Location
- 1701 Dixieland Road Harlingen, Texas 78550 United States

Information
- Type: Public
- Motto: Hawk Pride - A Step Above! No Fear All Faith
- Established: 1993
- School district: Harlingen Consolidated Independent School District
- Superintendent: Dr. Steve Flores
- President: Gerry Fluriet
- Principal: Dr. Fernando Reyes
- Faculty: 110.72 (on an FTE basis)
- Grades: 9-12
- Enrollment: 1,571 (2022-23)
- Student to teacher ratio: 14.19
- Campus type: Closed campus, urban
- Colors: Green and orange
- Athletics conference: District 16-5A Division 1
- Mascot: Hawk
- Rivals: Harlingen High School
- Website: south.hcisd.org

= Harlingen High School South =

Public school in Texas, United States

Harlingen High School South (HHSS) is a public high school located in Harlingen, Texas, United States. It is part of the Harlingen Consolidated Independent School District. It is one of five public high schools in Harlingen. Harlingen High School was the sole high school until 1993 when the Alamo Ninth Grade Academy officially changed to a high school. It opened under the leadership of Principal Guadalupe Nava, who would remain in that role until retiring in 2010, and graduated its first class in 1994, with more than 350 seniors. Dr. Joe Rodriguez served as Principal from 2010 to 2015 and Dr. Fernando Reyes served as Principal from 2015 to 2025.

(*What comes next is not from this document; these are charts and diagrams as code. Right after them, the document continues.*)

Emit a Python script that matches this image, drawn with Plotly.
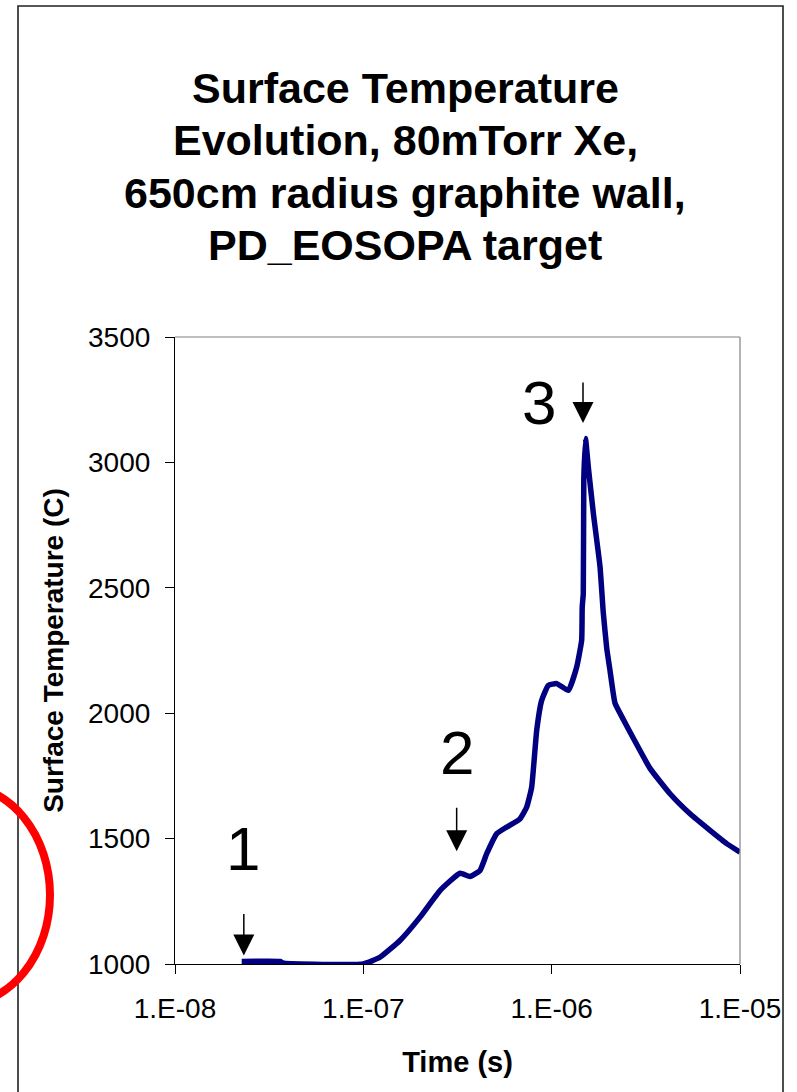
import numpy as np
import plotly.graph_objects as go

# Surface temperature history (time in seconds, temperature in C)
time_s = [2.26e-8, 3.61e-8, 3.79e-8, 1.0e-7, 1.226e-7, 1.566e-7, 2.0e-7, 2.553e-7,
          3.261e-7, 3.684e-7, 4.164e-7, 4.52e-7, 5.11e-7, 5.77e-7, 6.79e-7, 7.37e-7,
          7.83e-7, 8.33e-7, 8.85e-7, 9.60e-7, 1.064e-6, 1.226e-6, 1.358e-6, 1.443e-6,
          1.453e-6, 1.472e-6, 1.481e-6, 1.512e-6, 1.565e-6, 1.664e-6, 1.806e-6,
          1.880e-6, 1.960e-6, 2.041e-6, 2.169e-6, 2.402e-6, 2.714e-6, 3.328e-6,
          4.25e-6, 5.43e-6, 6.93e-6, 8.50e-6, 1.0e-5]
temp_c = [1010, 1010, 1003, 1000, 1027, 1094, 1187, 1293,
          1362, 1349, 1373, 1440, 1520, 1546, 1579, 1626,
          1705, 1932, 2051, 2111, 2118, 2091, 2184, 2291,
          2424, 2477, 2929, 3095, 2982, 2798, 2584,
          2400, 2260, 2170, 2040, 1975, 1900, 1780,
          1679, 1599, 1533, 1480, 1446]

# Marked instants: label, arrow tip (time, temperature), label centre (time, temperature)
marker_labels = ["1", "2", "3"]
marker_tip_t = [2.32e-8, 3.13e-7, 1.467e-6]
marker_tip_T = [1034, 1450, 3157]
marker_tail_px = [-43, -45, -42]
label_t = [2.29e-8, 3.14e-7, 8.57e-7]
label_T = [1460, 1845, 3240]

x_ticks = [1e-8, 1e-7, 1e-6, 1e-5]
x_ticktext = ["1.E-08", "1.E-07", "1.E-06", "1.E-05"]
y_ticks = [1000, 1500, 2000, 2500, 3000, 3500]

title_lines = ["Surface Temperature", "Evolution, 80mTorr Xe,",
               "650cm radius graphite wall,", "PD_EOSOPA target"]

W, H = 797, 1092
L, R, T, B = 175, 57, 337, 128
PW, PH = W - L - R, H - T - B


def px(xp):
    return (xp - L) / PW


def py(yp):
    return (H - B - yp) / PH


FONT = "Arial, Liberation Sans, sans-serif"

fig = go.Figure()
fig.add_trace(go.Scatter(
    x=time_s, y=temp_c, mode="lines",
    line=dict(color="#000080", width=5.5, shape="spline", smoothing=0.4),
    hoverinfo="skip", showlegend=False,
))

annotations = []
for i, line in enumerate(title_lines):
    annotations.append(dict(
        x=px(405), y=py(88 + 52.3 * i), xref="paper", yref="paper",
        text="<b>%s</b>" % line, showarrow=False,
        font=dict(family=FONT, size=43, color="black"),
        xanchor="center", yanchor="middle",
    ))
for lab, tt, TT, ay in zip(marker_labels, marker_tip_t, marker_tip_T, marker_tail_px):
    annotations.append(dict(
        x=np.log10(tt), y=TT, xref="x", yref="y", text="",
        showarrow=True, arrowhead=2, arrowwidth=1.5, arrowsize=2.8,
        arrowcolor="black", ax=0, ay=ay,
    ))
for lab, tt, TT in zip(marker_labels, label_t, label_T):
    annotations.append(dict(
        x=np.log10(tt), y=TT, xref="x", yref="y", text=lab, showarrow=False,
        font=dict(family=FONT, size=62, color="black"),
        xanchor="center", yanchor="middle",
    ))

shapes = [
    # outer frame
    dict(type="rect", xref="paper", yref="paper",
         x0=px(18), x1=px(783), y0=py(1120), y1=py(6),
         line=dict(color="#222222", width=1.6), layer="above"),
    # plot-area top and right edges
    dict(type="line", xref="paper", yref="paper", x0=0, x1=1, y0=1, y1=1,
         line=dict(color="#808080", width=1.2)),
    dict(type="line", xref="paper", yref="paper", x0=1, x1=1, y0=0, y1=1,
         line=dict(color="#808080", width=1.2)),
    # red ellipse at the left edge
    dict(type="circle", xref="paper", yref="paper",
         x0=px(-130), x1=px(50), y0=py(1005), y1=py(785),
         line=dict(color="#FF0000", width=8), layer="above"),
]

fig.update_layout(
    width=W, height=H,
    margin=dict(l=L, r=R, t=T, b=B, autoexpand=False),
    paper_bgcolor="white", plot_bgcolor="white",
    font=dict(family=FONT, color="black"),
    xaxis=dict(
        type="log", range=[-8, -5],
        tickvals=x_ticks, ticktext=x_ticktext,
        ticks="outside", ticklen=9, tickwidth=1.2, tickcolor="black",
        ticklabelstandoff=10,
        showline=True, linecolor="black", linewidth=1.2,
        showgrid=False, zeroline=False,
        tickfont=dict(family=FONT, size=28, color="black"),
        title=dict(text="<b>Time (s)</b>", font=dict(family=FONT, size=29, color="black"),
                   standoff=28),
    ),
    yaxis=dict(
        range=[1000, 3500], tickvals=y_ticks,
        ticks="outside", ticklen=9, tickwidth=1.2, tickcolor="black",
        ticklabelstandoff=9,
        showline=True, linecolor="black", linewidth=1.2,
        showgrid=False, zeroline=False,
        tickfont=dict(family=FONT, size=28, color="black"),
        title=dict(text="<b>Surface Temperature (C)</b>",
                   font=dict(family=FONT, size=28, color="black"), standoff=16),
    ),
    annotations=annotations,
    shapes=shapes,
)

fig.write_html("out.html")
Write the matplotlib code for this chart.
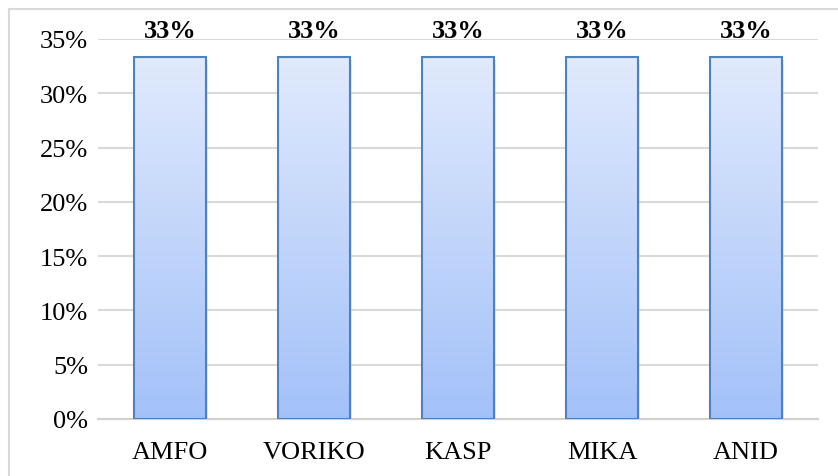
import numpy as np
import matplotlib
matplotlib.use("Agg")
import matplotlib.pyplot as plt
from matplotlib.colors import LinearSegmentedColormap
from matplotlib.lines import Line2D

categories = ["AMFO", "VORIKO", "KASP", "MIKA", "ANID"]
values = [33.3, 33.3, 33.3, 33.3, 33.3]
labels = ["33%", "33%", "33%", "33%", "33%"]
yticks = [0, 5, 10, 15, 20, 25, 30, 35]

plt.rcParams['font.family'] = ['Liberation Serif', 'DejaVu Serif']

fig = plt.figure(figsize=(8.38, 4.77), dpi=100)
ax = fig.add_axes([98 / 838, 57 / 477, 720 / 838, 380 / 477])

grad = LinearSegmentedColormap.from_list("bargrad", ["#a3c1f9", "#e0eafc"])
x = np.arange(len(categories))
bars = ax.bar(x, values, width=0.5, facecolor="none", edgecolor="#4f81bd",
              linewidth=1.5, zorder=3)

# gradient fill clipped to each bar
g = np.linspace(0, 1, 256).reshape(-1, 1)
for b in bars:
    x0, w, h = b.get_x(), b.get_width(), b.get_height()
    im = ax.imshow(g, cmap=grad, origin="lower", aspect="auto",
                   extent=[x0, x0 + w, 0, h], zorder=2)
    im.set_clip_path(b)
    # soft shadow
    ax.bar(x0 + w / 2 + 0.012, h, width=w, bottom=-0.25, color="#bbbbbb",
           alpha=0.35, zorder=1.5, linewidth=0)

for xi, v, lab in zip(x, values, labels):
    ax.text(xi, 35.15, lab, ha="center", va="baseline", fontsize=19,
            fontweight="bold", clip_on=False, zorder=4)

ax.set_xlim(-0.5, len(categories) - 0.5)
ax.set_ylim(0, 35)
ax.set_yticks(yticks)
ax.set_yticklabels([f"{t}%" for t in yticks], fontsize=19)
ax.set_xticks(x)
ax.set_xticklabels(categories, fontsize=19)
ax.tick_params(axis="both", length=0)
ax.tick_params(axis="y", pad=7)
ax.tick_params(axis="x", pad=16)

ax.grid(axis="y", color="#d9d9d9", linewidth=1.5, zorder=0)
ax.set_axisbelow(True)
for s in ["top", "right", "left"]:
    ax.spines[s].set_visible(False)
ax.spines["bottom"].set_color("#d0d0d0")
ax.spines["bottom"].set_linewidth(1.5)

# outer chart frame (top and left edges visible)
fig.add_artist(Line2D([9 / 838, 9 / 838], [0, 1 - 10 / 477],
                      color="#d9d9d9", linewidth=1.5))
fig.add_artist(Line2D([9 / 838, 1], [1 - 10 / 477, 1 - 10 / 477],
                      color="#d9d9d9", linewidth=1.5))

fig.savefig("out.png", dpi=100)
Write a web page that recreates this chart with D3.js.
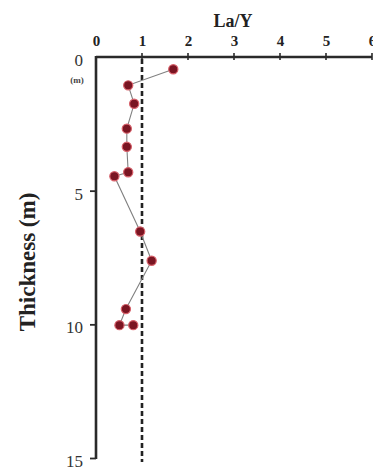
<!DOCTYPE html>
<html><head><meta charset="utf-8">
<script src="https://cdn.jsdelivr.net/npm/d3@7"></script>
<style>body{margin:0;background:#fff}svg{display:block}text{font-family:'Liberation Serif','DejaVu Serif',serif}</style>
</head><body>
<script>
const xTicks = [0,1,2,3,4,5,6];
const yTicks = [0,5,10,15];
const thickness = [0.46,1.06,1.75,2.68,3.36,4.31,4.46,6.53,7.62,9.43,10.03,10.03];
const laY      = [1.68,0.70,0.83,0.67,0.67,0.70,0.40,0.96,1.21,0.65,0.51,0.81];
const refValue = 1;

const W=373,H=469;
const svg=d3.select("body").append("svg").attr("width",W).attr("height",H);
const x=d3.scaleLinear().domain([0,6]).range([96,372]);
const y=d3.scaleLinear().domain([0,15]).range([57,458]);

// x axis (top)
const xa=svg.append("g").attr("transform",`translate(0,${y(0)})`)
  .call(d3.axisTop(x).tickValues(xTicks).tickSize(0).tickPadding(11).tickFormat(d3.format("d")));
xa.select(".domain").remove();
xa.selectAll("text").style("font-family","'Liberation Serif','DejaVu Serif',serif").attr("font-weight","bold").attr("font-size",15).attr("fill","#222");
svg.append("line").attr("x1",x(0)).attr("x2",x(6)).attr("y1",y(0)).attr("y2",y(0)).attr("stroke","#2a2a2a").attr("stroke-width",2.6);
svg.selectAll(".xt").data(xTicks.slice(1)).join("line").attr("x1",d=>x(d)).attr("x2",d=>x(d))
  .attr("y1",y(0)-4).attr("y2",y(0)+3).attr("stroke","#2a2a2a").attr("stroke-width",1.6);

// y axis (left)
svg.append("line").attr("x1",x(0)).attr("x2",x(0)).attr("y1",y(0)-1).attr("y2",y(15)+1).attr("stroke","#2a2a2a").attr("stroke-width",2.6);
const ya=svg.append("g").attr("transform",`translate(${x(0)},0)`)
  .call(d3.axisLeft(y).tickValues(yTicks).tickSize(6).tickPadding(7).tickFormat(d3.format("d")));
ya.select(".domain").remove();
ya.selectAll(".tick line").attr("stroke","#2a2a2a").attr("stroke-width",1.8).attr("opacity",d=>d===0?0:1);
ya.selectAll("text").style("font-family","'Liberation Serif','DejaVu Serif',serif").attr("font-size",17).attr("fill","#333").attr("dy","0.5em");

svg.append("text").attr("x",77).attr("y",83).attr("text-anchor","middle")
  .attr("font-weight","bold").attr("font-size",9).attr("fill","#444").text("(m)");

svg.append("text").attr("x",233).attr("y",27).attr("text-anchor","middle")
  .attr("font-weight","bold").attr("font-size",18).attr("fill","#222").text("La/Y");

svg.append("text").attr("transform",`translate(35,262) rotate(-90)`).attr("text-anchor","middle")
  .attr("font-weight","bold").attr("font-size",23).attr("fill","#222").text("Thickness (m)");

// reference dashed line
svg.append("line").attr("x1",x(refValue)).attr("x2",x(refValue)).attr("y1",y(0)+2).attr("y2",y(15)+4)
  .attr("stroke","#222").attr("stroke-width",2.6).attr("stroke-dasharray","5,3");

const data=thickness.map((t,i)=>({t,v:laY[i]}));
svg.append("path").datum(data).attr("fill","none").attr("stroke","#808080").attr("stroke-width",1.1)
  .attr("d",d3.line().x(d=>x(d.v)).y(d=>y(d.t)));
svg.selectAll(".pt").data(data).join("circle").attr("cx",d=>x(d.v)).attr("cy",d=>y(d.t)).attr("r",4.6)
  .attr("fill","#7a1522").attr("stroke","#d8606a").attr("stroke-width",1.2);
</script>
</body></html>
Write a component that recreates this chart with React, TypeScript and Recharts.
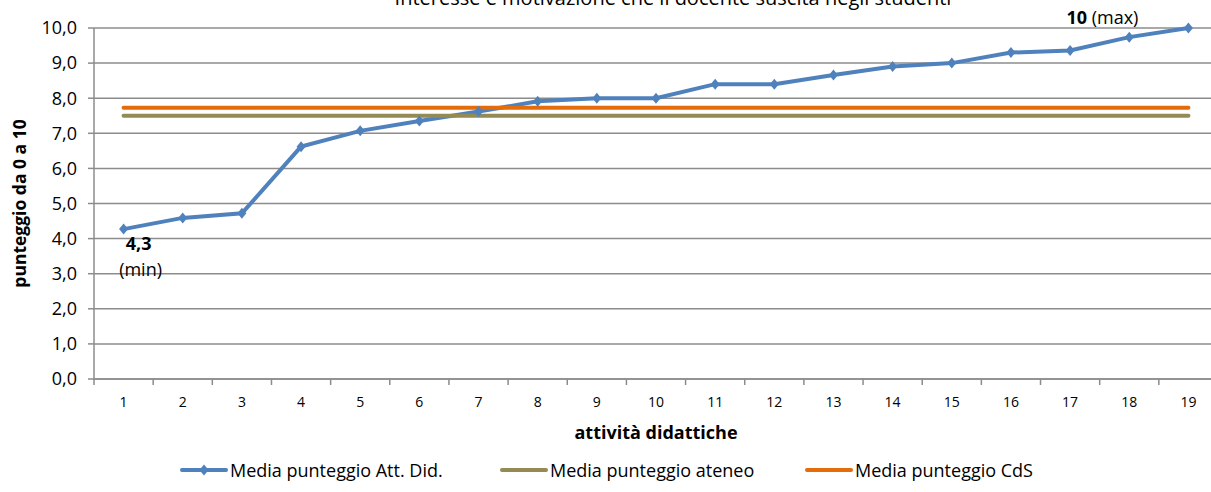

For the 2024-2025 school year, the school was given an "A" by the Texas Education Agency.

==Athletics==
South is known for its successful baseball and volleyball programs. The Harlingen South Hawks compete in the following sports:

- Baseball
- Basketball
- Cross country
- Football
- Golf
- Soccer
- Softball
- Swimming and diving
- Tennis
- Track and field
- Volleyball

In 2007 South High School's baseball team competed in the 5A State baseball championship.

In 2021, the Hawk football team defeated the Harlingen High School cardinals, for the first time in 14 years, since 2007. The Hawks, under head coach Israel Gonzalez, went undefeated 10-0 in district 32-6A to claim district championship.

==Traditions==
Homecoming week is designated spirit week with each day allowing the students to dress in a certain fashion not normally acceptable by rule (e.i. Western day, Orange out day, etc.). On the Thursday night prior to the game on Friday, the Student Council holds an annual homecoming parade and bonfire. The event starts with a parade down Dixieland Road featuring floats which representatives from participating clubs ride on. The parade is followed by a special homecoming pep rally. The night concludes with the traditional Burning of the "S" by the Harlingen South FFA. A large steel "S" is wrapped in cloth set up in a field near the school and set on fire. The event closely resembles the Burning of the "H" homecoming tradition at crosstown rival Harlingen High School. Harlingen South broke off from Harlingen High in 1993. The Homecoming Dance, sponsored by the Student Council, is held on the Saturday night following the Friday game.